▶ **The problem**
Give every line back verbatim, dropping all images.

•••••

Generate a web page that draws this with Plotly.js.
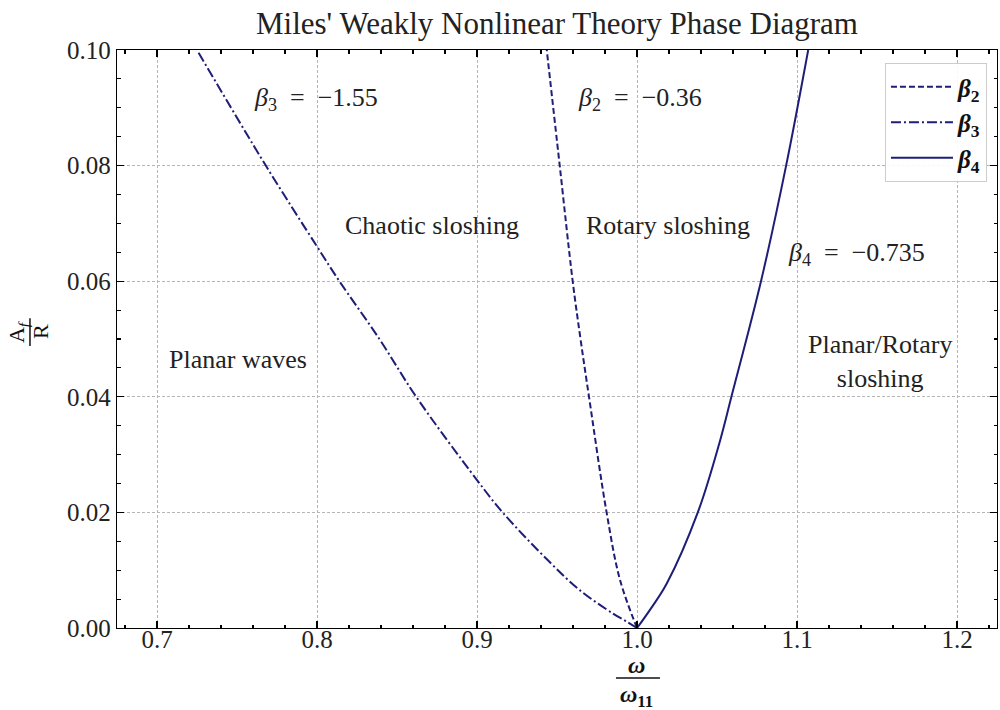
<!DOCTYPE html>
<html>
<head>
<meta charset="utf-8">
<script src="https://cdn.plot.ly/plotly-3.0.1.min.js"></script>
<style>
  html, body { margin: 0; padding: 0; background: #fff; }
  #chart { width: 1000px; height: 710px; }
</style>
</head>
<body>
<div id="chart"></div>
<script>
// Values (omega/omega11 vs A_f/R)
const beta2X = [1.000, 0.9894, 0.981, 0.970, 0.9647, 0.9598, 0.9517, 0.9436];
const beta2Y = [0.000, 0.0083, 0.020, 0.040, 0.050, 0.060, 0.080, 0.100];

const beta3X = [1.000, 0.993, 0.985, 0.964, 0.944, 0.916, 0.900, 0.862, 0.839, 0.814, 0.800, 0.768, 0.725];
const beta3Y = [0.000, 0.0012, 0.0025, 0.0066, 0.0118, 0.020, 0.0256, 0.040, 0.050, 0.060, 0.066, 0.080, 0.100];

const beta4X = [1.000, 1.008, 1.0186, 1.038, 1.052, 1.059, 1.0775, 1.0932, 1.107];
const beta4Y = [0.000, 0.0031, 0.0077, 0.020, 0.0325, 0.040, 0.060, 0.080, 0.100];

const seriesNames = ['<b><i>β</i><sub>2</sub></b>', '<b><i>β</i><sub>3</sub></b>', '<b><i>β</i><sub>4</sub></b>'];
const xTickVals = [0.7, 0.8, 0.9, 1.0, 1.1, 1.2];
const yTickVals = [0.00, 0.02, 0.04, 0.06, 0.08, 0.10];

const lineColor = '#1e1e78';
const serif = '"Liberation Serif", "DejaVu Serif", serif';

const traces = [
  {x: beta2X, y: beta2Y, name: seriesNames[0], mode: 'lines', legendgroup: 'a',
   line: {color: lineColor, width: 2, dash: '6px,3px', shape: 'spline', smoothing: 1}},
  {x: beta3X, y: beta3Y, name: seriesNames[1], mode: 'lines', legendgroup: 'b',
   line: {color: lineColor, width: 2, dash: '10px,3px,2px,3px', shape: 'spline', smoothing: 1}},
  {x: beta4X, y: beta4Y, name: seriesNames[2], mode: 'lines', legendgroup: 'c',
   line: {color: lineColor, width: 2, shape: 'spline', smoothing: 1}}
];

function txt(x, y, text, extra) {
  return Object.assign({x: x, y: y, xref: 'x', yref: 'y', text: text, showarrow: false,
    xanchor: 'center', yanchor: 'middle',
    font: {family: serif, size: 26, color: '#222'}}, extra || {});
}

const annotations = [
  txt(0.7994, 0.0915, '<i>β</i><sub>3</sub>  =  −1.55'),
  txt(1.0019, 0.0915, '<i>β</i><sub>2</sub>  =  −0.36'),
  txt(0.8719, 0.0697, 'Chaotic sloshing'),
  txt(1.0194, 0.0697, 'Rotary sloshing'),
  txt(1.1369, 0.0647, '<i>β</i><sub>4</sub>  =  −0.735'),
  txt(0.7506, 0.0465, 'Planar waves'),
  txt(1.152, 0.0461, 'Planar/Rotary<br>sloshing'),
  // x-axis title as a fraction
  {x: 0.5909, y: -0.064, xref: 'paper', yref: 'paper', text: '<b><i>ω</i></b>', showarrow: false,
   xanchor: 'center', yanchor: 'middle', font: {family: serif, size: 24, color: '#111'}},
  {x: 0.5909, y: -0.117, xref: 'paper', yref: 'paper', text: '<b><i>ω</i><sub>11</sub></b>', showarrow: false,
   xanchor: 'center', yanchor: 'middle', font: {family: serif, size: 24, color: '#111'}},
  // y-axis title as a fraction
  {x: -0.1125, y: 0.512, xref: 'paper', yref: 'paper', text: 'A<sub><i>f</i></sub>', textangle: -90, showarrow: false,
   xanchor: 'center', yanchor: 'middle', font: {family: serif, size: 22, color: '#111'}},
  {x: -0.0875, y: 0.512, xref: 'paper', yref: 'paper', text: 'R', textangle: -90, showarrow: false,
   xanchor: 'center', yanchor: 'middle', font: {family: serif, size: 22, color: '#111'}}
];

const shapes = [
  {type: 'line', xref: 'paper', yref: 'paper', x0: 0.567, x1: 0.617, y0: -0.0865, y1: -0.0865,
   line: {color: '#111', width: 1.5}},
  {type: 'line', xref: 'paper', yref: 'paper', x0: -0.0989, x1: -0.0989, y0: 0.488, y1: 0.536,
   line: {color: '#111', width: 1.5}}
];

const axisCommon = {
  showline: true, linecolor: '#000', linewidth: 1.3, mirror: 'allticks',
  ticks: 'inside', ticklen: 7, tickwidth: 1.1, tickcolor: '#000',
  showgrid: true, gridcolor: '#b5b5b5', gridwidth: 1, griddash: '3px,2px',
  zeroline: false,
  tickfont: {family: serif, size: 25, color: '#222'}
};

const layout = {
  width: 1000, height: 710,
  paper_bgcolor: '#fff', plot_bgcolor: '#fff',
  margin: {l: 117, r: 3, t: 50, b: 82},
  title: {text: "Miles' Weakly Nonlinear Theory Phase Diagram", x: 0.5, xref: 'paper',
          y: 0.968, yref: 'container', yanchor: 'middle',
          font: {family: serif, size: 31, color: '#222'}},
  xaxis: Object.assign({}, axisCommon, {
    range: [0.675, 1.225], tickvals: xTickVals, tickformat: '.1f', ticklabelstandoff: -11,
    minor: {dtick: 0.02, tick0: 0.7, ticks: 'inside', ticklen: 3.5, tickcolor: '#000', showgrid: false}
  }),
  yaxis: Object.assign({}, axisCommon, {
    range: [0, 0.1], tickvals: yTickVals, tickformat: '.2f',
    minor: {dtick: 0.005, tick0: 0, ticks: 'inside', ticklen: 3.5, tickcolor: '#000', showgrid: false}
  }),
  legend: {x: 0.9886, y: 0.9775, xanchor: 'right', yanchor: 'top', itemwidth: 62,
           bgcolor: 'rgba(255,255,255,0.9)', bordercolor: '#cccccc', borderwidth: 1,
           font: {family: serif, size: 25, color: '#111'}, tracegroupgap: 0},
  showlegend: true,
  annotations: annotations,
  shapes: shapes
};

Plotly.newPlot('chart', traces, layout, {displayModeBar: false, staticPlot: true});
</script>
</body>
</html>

•••••

▶ **Exercise solution**
Generate a web page that draws this with Plotly.js.
<!DOCTYPE html>
<html>
<head>
<meta charset="utf-8">
<script src="https://cdn.plot.ly/plotly-3.0.1.min.js"></script>
<style>
  html, body { margin: 0; padding: 0; background: #fff; }
  #chart { width: 1000px; height: 710px; }
</style>
</head>
<body>
<div id="chart"></div>
<script>
// Values (omega/omega11 vs A_f/R)
const beta2X = [1.000, 0.9894, 0.981, 0.970, 0.9647, 0.9598, 0.9517, 0.9436];
const beta2Y = [0.000, 0.0083, 0.020, 0.040, 0.050, 0.060, 0.080, 0.100];

const beta3X = [1.000, 0.993, 0.985, 0.964, 0.944, 0.916, 0.900, 0.862, 0.839, 0.814, 0.800, 0.768, 0.725];
const beta3Y = [0.000, 0.0012, 0.0025, 0.0066, 0.0118, 0.020, 0.0256, 0.040, 0.050, 0.060, 0.066, 0.080, 0.100];

const beta4X = [1.000, 1.008, 1.0186, 1.038, 1.052, 1.059, 1.0775, 1.0932, 1.107];
const beta4Y = [0.000, 0.0031, 0.0077, 0.020, 0.0325, 0.040, 0.060, 0.080, 0.100];

const seriesNames = ['<b><i>β</i><sub>2</sub></b>', '<b><i>β</i><sub>3</sub></b>', '<b><i>β</i><sub>4</sub></b>'];
const xTickVals = [0.7, 0.8, 0.9, 1.0, 1.1, 1.2];
const yTickVals = [0.00, 0.02, 0.04, 0.06, 0.08, 0.10];

const lineColor = '#1e1e78';
const serif = '"Liberation Serif", "DejaVu Serif", serif';

const traces = [
  {x: beta2X, y: beta2Y, name: seriesNames[0], mode: 'lines', legendgroup: 'a',
   line: {color: lineColor, width: 2, dash: '6px,3px', shape: 'spline', smoothing: 1}},
  {x: beta3X, y: beta3Y, name: seriesNames[1], mode: 'lines', legendgroup: 'b',
   line: {color: lineColor, width: 2, dash: '10px,3px,2px,3px', shape: 'spline', smoothing: 1}},
  {x: beta4X, y: beta4Y, name: seriesNames[2], mode: 'lines', legendgroup: 'c',
   line: {color: lineColor, width: 2, shape: 'spline', smoothing: 1}}
];

function txt(x, y, text, extra) {
  return Object.assign({x: x, y: y, xref: 'x', yref: 'y', text: text, showarrow: false,
    xanchor: 'center', yanchor: 'middle',
    font: {family: serif, size: 26, color: '#222'}}, extra || {});
}

const annotations = [
  txt(0.7994, 0.0915, '<i>β</i><sub>3</sub>  =  −1.55'),
  txt(1.0019, 0.0915, '<i>β</i><sub>2</sub>  =  −0.36'),
  txt(0.8719, 0.0697, 'Chaotic sloshing'),
  txt(1.0194, 0.0697, 'Rotary sloshing'),
  txt(1.1369, 0.0647, '<i>β</i><sub>4</sub>  =  −0.735'),
  txt(0.7506, 0.0465, 'Planar waves'),
  txt(1.152, 0.0461, 'Planar/Rotary<br>sloshing'),
  // x-axis title as a fraction
  {x: 0.5909, y: -0.064, xref: 'paper', yref: 'paper', text: '<b><i>ω</i></b>', showarrow: false,
   xanchor: 'center', yanchor: 'middle', font: {family: serif, size: 24, color: '#111'}},
  {x: 0.5909, y: -0.117, xref: 'paper', yref: 'paper', text: '<b><i>ω</i><sub>11</sub></b>', showarrow: false,
   xanchor: 'center', yanchor: 'middle', font: {family: serif, size: 24, color: '#111'}},
  // y-axis title as a fraction
  {x: -0.1125, y: 0.512, xref: 'paper', yref: 'paper', text: 'A<sub><i>f</i></sub>', textangle: -90, showarrow: false,
   xanchor: 'center', yanchor: 'middle', font: {family: serif, size: 22, color: '#111'}},
  {x: -0.0875, y: 0.512, xref: 'paper', yref: 'paper', text: 'R', textangle: -90, showarrow: false,
   xanchor: 'center', yanchor: 'middle', font: {family: serif, size: 22, color: '#111'}}
];

const shapes = [
  {type: 'line', xref: 'paper', yref: 'paper', x0: 0.567, x1: 0.617, y0: -0.0865, y1: -0.0865,
   line: {color: '#111', width: 1.5}},
  {type: 'line', xref: 'paper', yref: 'paper', x0: -0.0989, x1: -0.0989, y0: 0.488, y1: 0.536,
   line: {color: '#111', width: 1.5}}
];

const axisCommon = {
  showline: true, linecolor: '#000', linewidth: 1.3, mirror: 'allticks',
  ticks: 'inside', ticklen: 7, tickwidth: 1.1, tickcolor: '#000',
  showgrid: true, gridcolor: '#b5b5b5', gridwidth: 1, griddash: '3px,2px',
  zeroline: false,
  tickfont: {family: serif, size: 25, color: '#222'}
};

const layout = {
  width: 1000, height: 710,
  paper_bgcolor: '#fff', plot_bgcolor: '#fff',
  margin: {l: 117, r: 3, t: 50, b: 82},
  title: {text: "Miles' Weakly Nonlinear Theory Phase Diagram", x: 0.5, xref: 'paper',
          y: 0.968, yref: 'container', yanchor: 'middle',
          font: {family: serif, size: 31, color: '#222'}},
  xaxis: Object.assign({}, axisCommon, {
    range: [0.675, 1.225], tickvals: xTickVals, tickformat: '.1f', ticklabelstandoff: -11,
    minor: {dtick: 0.02, tick0: 0.7, ticks: 'inside', ticklen: 3.5, tickcolor: '#000', showgrid: false}
  }),
  yaxis: Object.assign({}, axisCommon, {
    range: [0, 0.1], tickvals: yTickVals, tickformat: '.2f',
    minor: {dtick: 0.005, tick0: 0, ticks: 'inside', ticklen: 3.5, tickcolor: '#000', showgrid: false}
  }),
  legend: {x: 0.9886, y: 0.9775, xanchor: 'right', yanchor: 'top', itemwidth: 62,
           bgcolor: 'rgba(255,255,255,0.9)', bordercolor: '#cccccc', borderwidth: 1,
           font: {family: serif, size: 25, color: '#111'}, tracegroupgap: 0},
  showlegend: true,
  annotations: annotations,
  shapes: shapes
};

Plotly.newPlot('chart', traces, layout, {displayModeBar: false, staticPlot: true});
</script>
</body>
</html>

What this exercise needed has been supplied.